### Direction
Look through the data below and return each line where "this" appears.

* Start *

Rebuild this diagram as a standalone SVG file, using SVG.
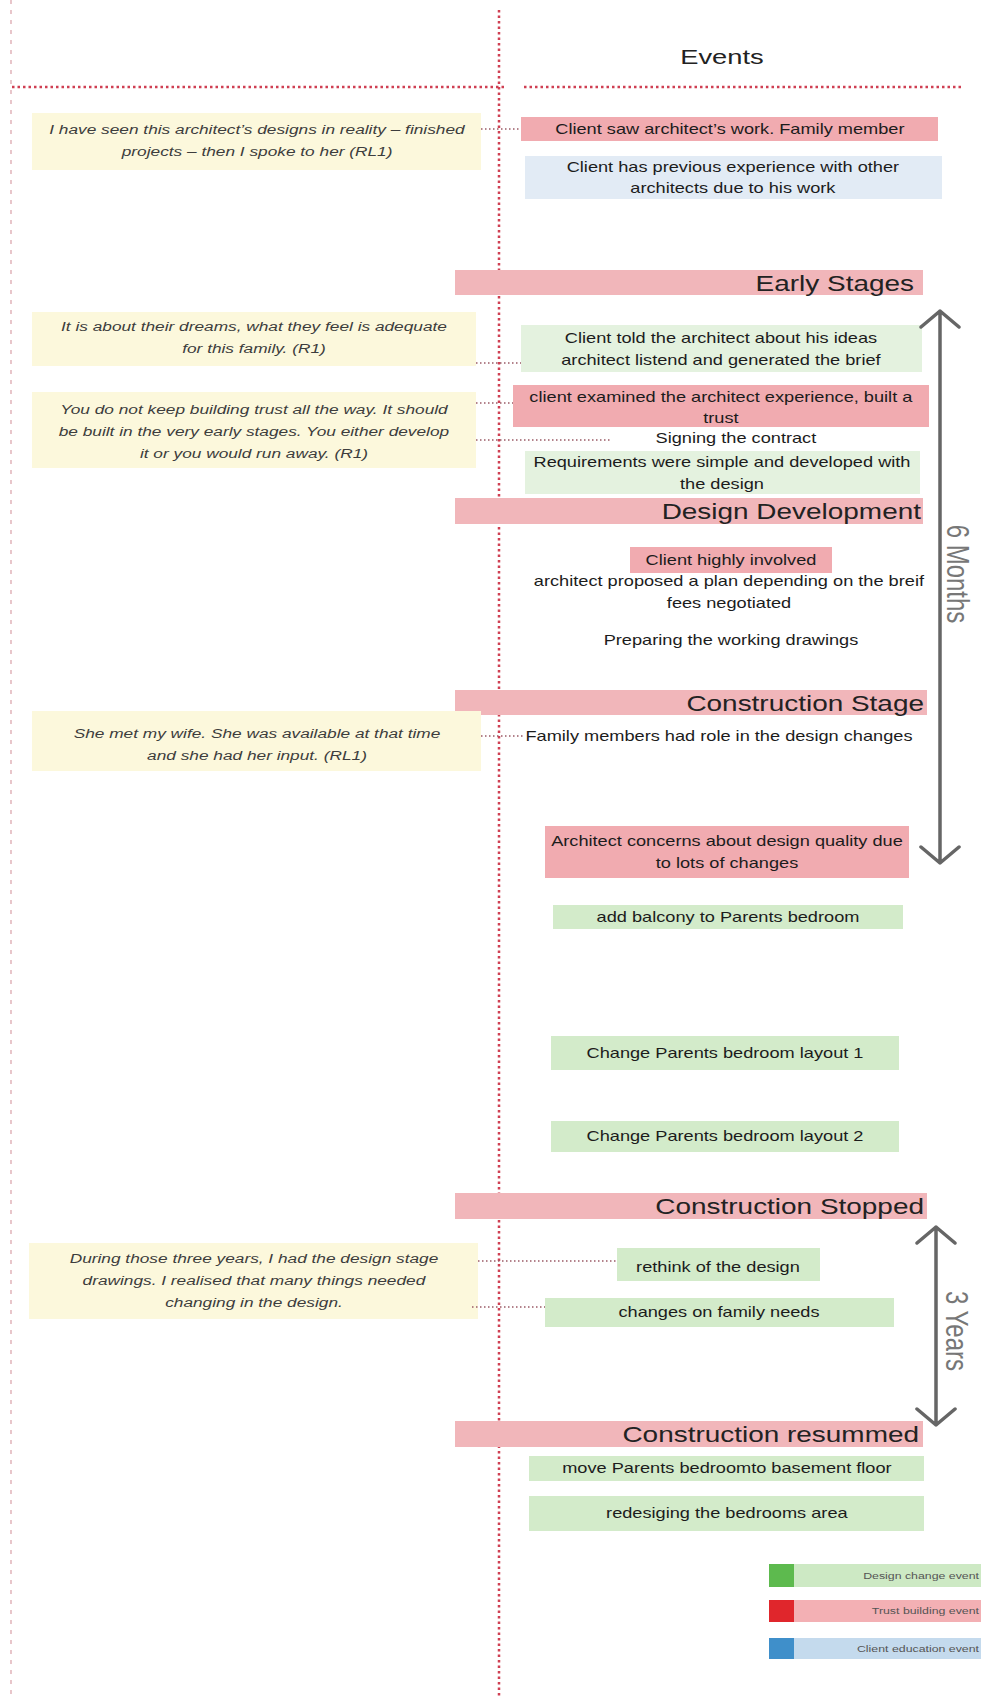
<svg xmlns="http://www.w3.org/2000/svg" width="981" height="1697" viewBox="0 0 981 1697">
  <style>
    text { font-family: "Liberation Sans", Arial, sans-serif; }
    .t, .q, .h, .ttl, .lg { transform-box: fill-box; transform-origin: center; transform: scaleX(1.3); }
    .t { font-size: 14px; fill: #1c1c1c; text-anchor: middle; }
    .q { font-size: 13.3px; font-style: italic; fill: #3d3d3d; text-anchor: middle; }
    .h { font-size: 21.5px; fill: #222; text-anchor: end; transform-origin: right center; }
    .ttl { font-size: 21px; fill: #222; text-anchor: middle; }
    .lg { font-size: 9.5px; fill: #555; text-anchor: end; transform-origin: right center; }
    .span { font-size: 24px; fill: #777; text-anchor: middle; }
    .quote { fill: #fcf8dc; }
    .red { fill: #f1abb0; }
    .bar { fill: #f1b6ba; }
    .grn { fill: #d3ebca; }
    .grnl { fill: #e4f2df; }
    .blu { fill: #e2ebf5; }
    .link { stroke: #9a5a66; stroke-width: 1.5; stroke-dasharray: 1.5 2.5; fill: none; }
    .axis { stroke: #cf3f52; stroke-width: 2.5; stroke-dasharray: 2.5 3; fill: none; }
    .edge { stroke: #d9a0a8; stroke-width: 1.2; stroke-dasharray: 4 6; fill: none; }
    .dur { stroke: #666; stroke-width: 3.5; fill: none; stroke-linecap: round; stroke-linejoin: round; }
  </style>

  <!-- frame lines -->
  <g id="frame">
    <line class="edge" x1="11" y1="0" x2="11" y2="1697"/>
    <line class="axis" x1="499" y1="10" x2="499" y2="1697"/>
    <line class="axis" x1="12" y1="87" x2="504" y2="87"/>
    <line class="axis" x1="524" y1="87" x2="962" y2="87"/>
    <text class="ttl" x="722" y="64">Events</text>
  </g>

  <!-- stage headers -->
  <g id="stage-early">
    <rect class="bar" x="455" y="270" width="468" height="25"/>
    <text class="h" x="914" y="291">Early Stages</text>
  </g>
  <g id="stage-design">
    <rect class="bar" x="455" y="498" width="468" height="26"/>
    <text class="h" x="921" y="519">Design Development</text>
  </g>
  <g id="stage-construction">
    <rect class="bar" x="455" y="690" width="472" height="25"/>
    <text class="h" x="924" y="711">Construction Stage</text>
  </g>
  <g id="stage-stopped">
    <rect class="bar" x="455" y="1193" width="472" height="26"/>
    <text class="h" x="924" y="1214">Construction Stopped</text>
  </g>
  <g id="stage-resumed">
    <rect class="bar" x="455" y="1421" width="468" height="26"/>
    <text class="h" x="919" y="1442">Construction resummed</text>
  </g>

  <!-- interview quotes -->
  <g id="quote-1">
    <rect class="quote" x="32" y="113" width="449" height="57"/>
    <text class="q" x="257" y="134">I have seen this architect’s designs in reality – finished</text>
    <text class="q" x="257" y="156">projects – then I spoke to her (RL1)</text>
  </g>
  <g id="quote-2">
    <rect class="quote" x="32" y="312" width="444" height="54"/>
    <text class="q" x="254" y="331">It is about their dreams, what they feel is adequate</text>
    <text class="q" x="254" y="353">for this family. (R1)</text>
  </g>
  <g id="quote-3">
    <rect class="quote" x="32" y="392" width="444" height="76"/>
    <text class="q" x="254" y="414">You do not keep building trust all the way. It should</text>
    <text class="q" x="254" y="436">be built in the very early stages. You either develop</text>
    <text class="q" x="254" y="458">it or you would run away. (R1)</text>
  </g>
  <g id="quote-4">
    <rect class="quote" x="32" y="711" width="449" height="60"/>
    <text class="q" x="257" y="738">She met my wife. She was available at that time</text>
    <text class="q" x="257" y="760">and she had her input. (RL1)</text>
  </g>
  <g id="quote-5">
    <rect class="quote" x="29" y="1243" width="449" height="76"/>
    <text class="q" x="254" y="1263">During those three years, I had the design stage</text>
    <text class="q" x="254" y="1285">drawings. I realised that many things needed</text>
    <text class="q" x="254" y="1307">changing in the design.</text>
  </g>

  <!-- events -->
  <g id="ev-saw-work">
    <rect class="red" x="521" y="117" width="417" height="24"/>
    <text class="t" x="730" y="134">Client saw architect’s work. Family member</text>
  </g>
  <g id="ev-experience">
    <rect class="blu" x="525" y="156" width="417" height="43"/>
    <text class="t" x="733" y="172">Client has previous experience with other</text>
    <text class="t" x="733" y="193">architects due to his work</text>
  </g>
  <g id="ev-brief">
    <rect class="grnl" x="521" y="325" width="401" height="47"/>
    <text class="t" x="721" y="343">Client told the architect about his ideas</text>
    <text class="t" x="721" y="365">architect listend and generated the brief</text>
  </g>
  <g id="ev-trust">
    <rect class="red" x="513" y="385" width="416" height="42"/>
    <text class="t" x="721" y="402">client examined the architect experience, built a</text>
    <text class="t" x="721" y="423">trust</text>
  </g>
  <g id="ev-contract">
    <text class="t" x="736" y="443">Signing the contract</text>
  </g>
  <g id="ev-requirements">
    <rect class="grnl" x="525" y="451" width="395" height="43"/>
    <text class="t" x="722" y="467">Requirements were simple and developed with</text>
    <text class="t" x="722" y="489">the design</text>
  </g>
  <g id="ev-involved">
    <rect class="red" x="630" y="547" width="202" height="26"/>
    <text class="t" x="731" y="565">Client highly involved</text>
  </g>
  <g id="ev-plan">
    <text class="t" x="729" y="586">architect proposed a plan depending on the breif</text>
    <text class="t" x="729" y="608">fees negotiated</text>
  </g>
  <g id="ev-drawings">
    <text class="t" x="731" y="645">Preparing the working drawings</text>
  </g>
  <g id="ev-family-role">
    <text class="t" x="719" y="741">Family members had role in the design changes</text>
  </g>
  <g id="ev-quality">
    <rect class="red" x="545" y="826" width="364" height="52"/>
    <text class="t" x="727" y="846">Architect concerns about design quality due</text>
    <text class="t" x="727" y="868">to lots of changes</text>
  </g>
  <g id="ev-balcony">
    <rect class="grn" x="553" y="905" width="350" height="24"/>
    <text class="t" x="728" y="922">add balcony to Parents bedroom</text>
  </g>
  <g id="ev-layout-1">
    <rect class="grn" x="551" y="1036" width="348" height="34"/>
    <text class="t" x="725" y="1058">Change Parents bedroom layout 1</text>
  </g>
  <g id="ev-layout-2">
    <rect class="grn" x="551" y="1121" width="348" height="31"/>
    <text class="t" x="725" y="1141">Change Parents bedroom layout 2</text>
  </g>
  <g id="ev-rethink">
    <rect class="grn" x="617" y="1248" width="203" height="33"/>
    <text class="t" x="718" y="1272">rethink of the design</text>
  </g>
  <g id="ev-family-needs">
    <rect class="grn" x="545" y="1298" width="349" height="29"/>
    <text class="t" x="719" y="1317">changes on family needs</text>
  </g>
  <g id="ev-basement">
    <rect class="grn" x="529" y="1456" width="395" height="25"/>
    <text class="t" x="727" y="1473">move Parents bedroomto basement floor</text>
  </g>
  <g id="ev-bedrooms">
    <rect class="grn" x="529" y="1496" width="395" height="35"/>
    <text class="t" x="727" y="1518">redesiging the bedrooms area</text>
  </g>

  <!-- duration spans -->
  <g id="span-6-months">
    <path class="dur" d="M940,311 L940,863 M921,327 L940,311 L959,327 M921,847 L940,863 L959,847"/>
    <text class="span" transform="translate(958,574) rotate(90) scale(1,1.3)" x="0" y="0" dy="0.35em">6 Months</text>
  </g>
  <g id="span-3-years">
    <path class="dur" d="M936,1227 L936,1425 M917,1243 L936,1227 L955,1243 M917,1409 L936,1425 L955,1409"/>
    <text class="span" transform="translate(957,1331) rotate(90) scale(1,1.3)" x="0" y="0" dy="0.35em" font-size="23">3 Years</text>
  </g>

  <!-- quote-to-event links -->
  <g id="connectors">
    <line class="link" x1="481" y1="129" x2="521" y2="129"/>
    <line class="link" x1="476" y1="363" x2="521" y2="363"/>
    <line class="link" x1="476" y1="403" x2="513" y2="403"/>
    <line class="link" x1="476" y1="440" x2="612" y2="440"/>
    <line class="link" x1="481" y1="736" x2="525" y2="736"/>
    <line class="link" x1="478" y1="1261" x2="617" y2="1261"/>
    <line class="link" x1="472" y1="1307" x2="545" y2="1307"/>
  </g>

  <!-- legend -->
  <g id="legend">
    <rect x="794" y="1564" width="187" height="23" fill="#cde9c4"/>
    <rect x="769" y="1564" width="25" height="23" fill="#5dba4e"/>
    <text class="lg" x="979" y="1579">Design change event</text>
    <rect x="794" y="1600" width="187" height="22" fill="#f3b0b4"/>
    <rect x="769" y="1600" width="25" height="22" fill="#e0262c"/>
    <text class="lg" x="979" y="1614">Trust building event</text>
    <rect x="794" y="1638" width="187" height="21" fill="#c4daed"/>
    <rect x="769" y="1638" width="25" height="21" fill="#3f8fca"/>
    <text class="lg" x="979" y="1652">Client education event</text>
  </g>
</svg>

* End *

### Exercise answer
Rebuild this diagram as a standalone SVG file, using SVG.
    <text class="q" x="257" y="134">I have seen this architect’s designs in reality – finished</text>
    <text class="q" x="254" y="353">for this family. (R1)</text>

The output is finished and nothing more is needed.